On dit qu'Héraclite lui-même avait autant de problèmes avec le changement - sous la forme de l'acceptation des conseils d'autrui - que n'importe qui d'autre. On prétend que, vers la fin de sa vie, alors qu'il était malade, il présenta ses symptômes aux médecins sous forme d'énigmes et que, lorsqu'ils essayèrent de s'occuper de sa situation, il s'impatienta et partit se soigner lui-même, ce qui entraîna sa mort.
Il est impossible de savoir si cette histoire est vraie, mais elle n'enlève rien à sa philosophie, car il est assez courant que les visionnaires ne soient pas à la hauteur de leur propre idéalisme.

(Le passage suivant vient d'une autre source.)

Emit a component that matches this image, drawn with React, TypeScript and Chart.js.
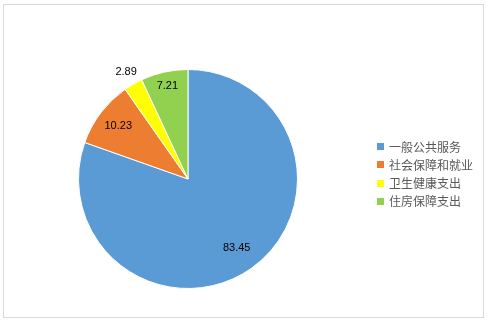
import React, { useEffect, useRef } from 'react';
import { Chart, registerables } from 'chart.js';

Chart.register(...registerables);

const categories = ['一般公共服务', '社会保障和就业', '卫生健康支出', '住房保障支出'];
const values = [83.45, 10.23, 2.89, 7.21];
const colors = ['#5B9BD5', '#ED7D31', '#FFFF00', '#92D050'];

const labelRadius = [0.77, 0.8, 1.13, 0.87];

const framePlugin = {
  id: 'frame',
  beforeDraw(chart: any) {
    const ctx = chart.ctx;
    ctx.save();
    ctx.fillStyle = '#ffffff';
    ctx.fillRect(0, 0, chart.width, chart.height);
    ctx.strokeStyle = '#d9d9d9';
    ctx.lineWidth = 1;
    ctx.strokeRect(3.5, 4.5, 480, 313);
    ctx.restore();
  },
};

const valueLabelPlugin = {
  id: 'valueLabels',
  afterDatasetsDraw(chart: any) {
    const ctx = chart.ctx;
    const meta = chart.getDatasetMeta(0);
    const data = chart.data.datasets[0].data;
    ctx.save();
    ctx.font = '11px "Liberation Sans", Arial, sans-serif';
    ctx.fillStyle = '#000000';
    ctx.textAlign = 'center';
    ctx.textBaseline = 'middle';
    meta.data.forEach((arc: any, i: number) => {
      const p = arc.getProps(['x', 'y', 'startAngle', 'endAngle', 'outerRadius'], true);
      const mid = (p.startAngle + p.endAngle) / 2;
      const r = p.outerRadius * labelRadius[i];
      ctx.fillText(String(data[i]), p.x + Math.cos(mid) * r, p.y + Math.sin(mid) * r);
    });
    ctx.restore();
  },
};

const legendPlugin = {
  id: 'customLegend',
  afterDraw(chart: any) {
    const ctx = chart.ctx;
    const labels = chart.data.labels;
    const bg = chart.data.datasets[0].backgroundColor;
    ctx.save();
    ctx.font = '12px "Noto Sans CJK SC", sans-serif';
    ctx.textBaseline = 'middle';
    ctx.textAlign = 'left';
    labels.forEach((lab: string, i: number) => {
      const cy = 146.5 + i * 18.3;
      ctx.fillStyle = bg[i];
      ctx.fillRect(377, Math.round(cy - 3.5), 7, 7);
      ctx.fillStyle = '#595959';
      ctx.fillText(lab, 389, cy + 0.5);
    });
    ctx.restore();
  },
};

export default function App() {
  const ref = useRef<HTMLCanvasElement | null>(null);
  useEffect(() => {
    if (!ref.current) return;
    const chart = new Chart(ref.current, {
      type: 'pie',
      data: {
        labels: categories,
        datasets: [
          {
            data: values,
            backgroundColor: colors,
            borderColor: '#ffffff',
            borderWidth: 1,
          },
        ],
      },
      options: {
        responsive: false,
        animation: false,
        layout: { padding: { left: 78, top: 69, right: 192, bottom: 35 } },
        plugins: {
          legend: { display: false },
          tooltip: { enabled: false },
        },
      },
      plugins: [framePlugin, valueLabelPlugin, legendPlugin],
    });
    return () => chart.destroy();
  }, []);
  return (
    <div style={{ position: 'fixed', left: 0, top: 0, width: 490, height: 324, background: '#fff' }}>
      <canvas ref={ref} width={490} height={324} style={{ display: 'block' }} />
    </div>
  );
}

Ses réflexions sur la nature de la vie et la meilleure façon d'y vivre ont inspiré les œuvres des philosophies ultérieures, même celles de Platon et d'Aristote, et restent une source importante de conseils pour ceux qui, aujourd'hui encore, ont une aversion pour le changement et espèrent s'accrocher à ce qu'ils ne pourront jamais détenir.